Information Theory for Expectation Measures
Peter Harremoës
TL;DR
The paper develops an information-divergence framework for expectation measures, enabling analysis of nonrandom data and point-processes within a unified coding perspective. It derives explicit optimal coding rules for empirical texts, notably showing $\ell^*(a)=\ln\left(\frac{\|\mu^*\|}{\mu^*(a)}\right)$ with $\mu^*$ maximizing entropy over convex hulls of empirical measures, thereby connecting minimal description length to maximum-entropy principles. A Poisson interpretation then links $D(\mu||\nu)$ to divergences between Poisson processes $Po(\mu)$ and $Po(\nu)$, yielding a chain rule that separates sample-size uncertainty from letter-uncertainty and enabling information projection and reverse information projection analyses.
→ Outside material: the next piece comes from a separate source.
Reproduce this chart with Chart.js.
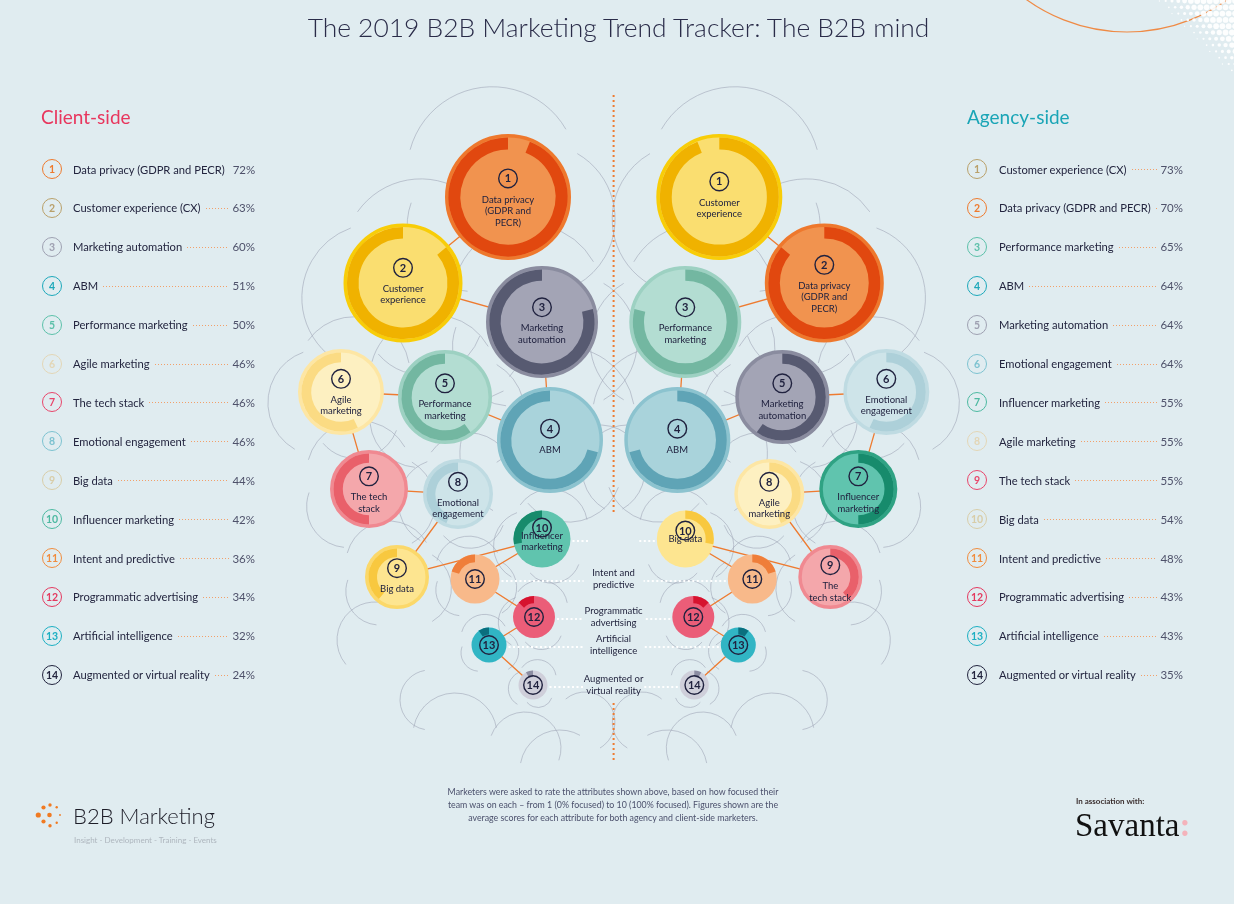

Overall, the work ties Kraft’s inequality, MDL, and scoring rules to a generalized theory of information for expectation measures, with implications for nonstochastic data modeling and point-process applications.
Abstract
Shannon based his information theory on the notion of probability measures as it we developed by Kolmogorov. In this paper we study some fundamental problems in information theory based on expectation measures. In the theory of expectation measures it is natural to study data sets where no randomness is present and it is also natural to study information theory for point processes as well as sampling where the sample size is not fixed. Expectation measures in combination with Kraft's Inequality can be used to clarify in which cases probability measures can be used to quantify randomness.